Ten days later, on September 15th, the Google homepage was once again taken over by an extra-terrestrial themed HG Wells Google Doodle. This time the HG Wells Google Doodle featured a UFO flying over crop circles shaped into the Google logo. Again the mysterious doodle was accompanied by a tweet which contained a string of co-ordinates, these co-ordinates lead savvy users to Woodham Rd, in Woking Surrey. This location was extremely near to Horsel Commons, which was the sight of the first alien landing in Wells’ 1898 novel “The War of the Worlds”.
The final HG Wells Google Doodle of the three part series appeared on the Google homepage on September 21st, the final instalment featured the Google logo, depicted as suburban housing, being invaded by the alien pods and crafts which featured in The War of the Worlds. The blog which accompanied the three part doodle series hailed Wells as “an author who encouraged fantastical thinking about what is possible, on this planet and beyond.” The blog which features each of the three doodles can be accessed by clicking here.
H. G., or Herbert George, Wells was born in the town of Bromley on September 29th 1866. In his early career, Wells experienced numerous failures as he found himself unable to work as a draper and later as a chemist’s assistant. Following these failures, he returned to Uppark, a country house in Sussex, where his mother was working as a maid. Whilst here, Wells indulged in the house’s extensive library, reading classical works including More’s Utopia and Plato’s Republic.

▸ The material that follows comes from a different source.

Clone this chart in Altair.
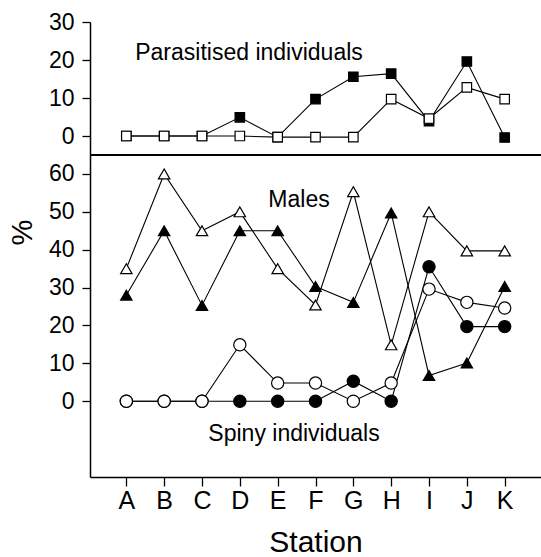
import altair as alt
import pandas as pd

# ---- data ----
stations = ["A", "B", "C", "D", "E", "F", "G", "H", "I", "J", "K"]

parasitised_filled = [0, 0, 0, 4.9, -0.3, 9.7, 15.6, 16.4, 3.9, 19.6, -0.4]
parasitised_open = [0, 0, 0, 0, -0.3, -0.3, -0.3, 9.7, 4.6, 12.8, 9.7]

males_open = [35, 60, 45, 50, 35, 25.4, 55.3, 14.9, 50, 39.7, 39.7]
males_filled = [28, 45, 25.3, 45, 45, 30.3, 26.1, 49.7, 6.8, 10.1, 30.3]

spiny_open = [0, 0, 0, 14.9, 4.8, 4.8, 0, 4.8, 29.6, 26.1, 24.6]
spiny_filled = [0, 0, 0, 0, 0, 0, 5.3, 0, 35.5, 19.7, 19.7]

top_ticks = [0, 10, 20, 30]
bottom_ticks = [0, 10, 20, 30, 40, 50, 60]

FONT = "Liberation Sans"
W, H = 451, 455
TOP_H = 133


def frame(values):
    return pd.DataFrame({"station": stations, "value": values})


x_enc = alt.X(
    "station:N",
    sort=stations,
    scale=alt.Scale(type="point", domain=stations, padding=0.96),
    axis=alt.Axis(
        title="Station",
        labelAngle=0,
        labelFontSize=25,
        tickSize=9,
        labelPadding=2,
        titleFontSize=30,
        titlePadding=14,
    ),
)

y_top = alt.Y(
    "value:Q",
    scale=alt.Scale(domain=[-5, 30], range=[TOP_H, 0], nice=False, zero=False),
    axis=alt.Axis(orient="left", values=top_ticks, title=None),
)

y_bot = alt.Y(
    "value:Q",
    scale=alt.Scale(domain=[-20, 65], range=[H, TOP_H], nice=False, zero=False),
    axis=alt.Axis(
        orient="left",
        values=bottom_ticks,
        title="%",
        titleX=-68,
        titleY=210,
        titleAlign="center",
        titleBaseline="middle",
        titleFontSize=29,
    ),
)

SIZES = {"square": 90, "circle": 150, "triangle-up": 130}


def line_of(values, y_enc):
    return alt.Chart(frame(values)).mark_line(color="black", strokeWidth=1.1).encode(
        x=x_enc, y=y_enc
    )


def points_of(values, shape, filled, y_enc):
    return alt.Chart(frame(values)).mark_point(
        shape=shape,
        size=SIZES[shape],
        filled=True,
        fill="black" if filled else "white",
        stroke="black",
        strokeWidth=1.2,
        opacity=1,
    ).encode(x=x_enc, y=y_enc)


divider = alt.Chart(pd.DataFrame({"v": [0]})).mark_rule(
    color="black", strokeWidth=1.8
).encode(y=alt.datum(-5), x=alt.value(0), x2=alt.value("width"))

top = alt.layer(
    line_of(parasitised_filled, y_top),
    line_of(parasitised_open, y_top),
    points_of(parasitised_filled, "square", True, y_top),
    points_of(parasitised_open, "square", False, y_top),
    divider,
)

labels = pd.DataFrame(
    {
        "t": ["Parasitised individuals", "Males", "Spiny individuals"],
        "px": [159, 209, 204],
        "py": [31, 178, 412],
    }
)


def label(i):
    return alt.Chart(labels.iloc[[i]]).mark_text(
        font=FONT, fontSize=23, color="black", align="center", baseline="middle"
    ).encode(x=alt.value(int(labels.px[i])), y=alt.value(int(labels.py[i])), text="t:N")


bottom = alt.layer(
    line_of(spiny_filled, y_bot),
    line_of(spiny_open, y_bot),
    line_of(males_filled, y_bot),
    line_of(males_open, y_bot),
    points_of(spiny_filled, "circle", True, y_bot),
    points_of(spiny_open, "circle", False, y_bot),
    points_of(males_filled, "triangle-up", True, y_bot),
    points_of(males_open, "triangle-up", False, y_bot),
    label(0),
    label(1),
    label(2),
)

chart = (
    alt.layer(top, bottom)
    .resolve_scale(y="independent")
    .properties(
        width=W,
        height=H,
        padding={"left": 90, "top": 22, "right": 0, "bottom": 80},
        autosize=alt.AutoSizeParams(type="none"),
        background="white",
    )
    .configure_view(stroke=None)
    .configure_axis(
        labelFont=FONT,
        titleFont=FONT,
        labelColor="black",
        titleColor="black",
        domainColor="black",
        tickColor="black",
        grid=False,
        domainWidth=1.5,
        tickWidth=1.3,
        tickSize=8,
        labelFontSize=23,
        labelPadding=8,
        titleFontWeight="normal",
    )
)

chart.save("out.html", embed_options={"renderer": "svg", "actions": False})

Although best known for his science fiction classics, Wells wrote numerous novels and pieces of nonfiction during an extremely productive writing career which spanned over three decades.
His bestselling science fiction novels include, “The War of the Worlds”, “The Invisible Man”, “The First Men in the Moon”, “The Time Machine” and “The Island of Doctor Moreau”.
His non-fiction work includes, “The History of Mr Polly” and “The Outline of History”.
Although the work received mixed reviews from academic historians, many hail it as the beginning of a new era of popularised history. Wells’ other nonfiction ventures include “The Science of Life” published 1930 and “Anticipations of the Reaction of Mechanical and the Scientific Process upon Human Life and Thought”, which was his first nonfictional outing published in 1901. An author of great insight, Wells predicted in the novel “The Shape of Things to Come”, published 1933, that a second global war would commence in January 1940. An astute prediction which was a mere four months late as the Second World War broke out in September 1939.
Numerous film and television adaptations have been made of “The War of the Worlds”. The first of which was released in 1953, Steven Speilberg directed another film based adaptation of the book which was released in 2005.
Wells died of unknown causes aged 79 on the 13th August 1946. Other famous authors and novelists have received Google Doodles paying tribute to their achievements, among these are Jane Austen, Mark Twain and Oscar Wilde.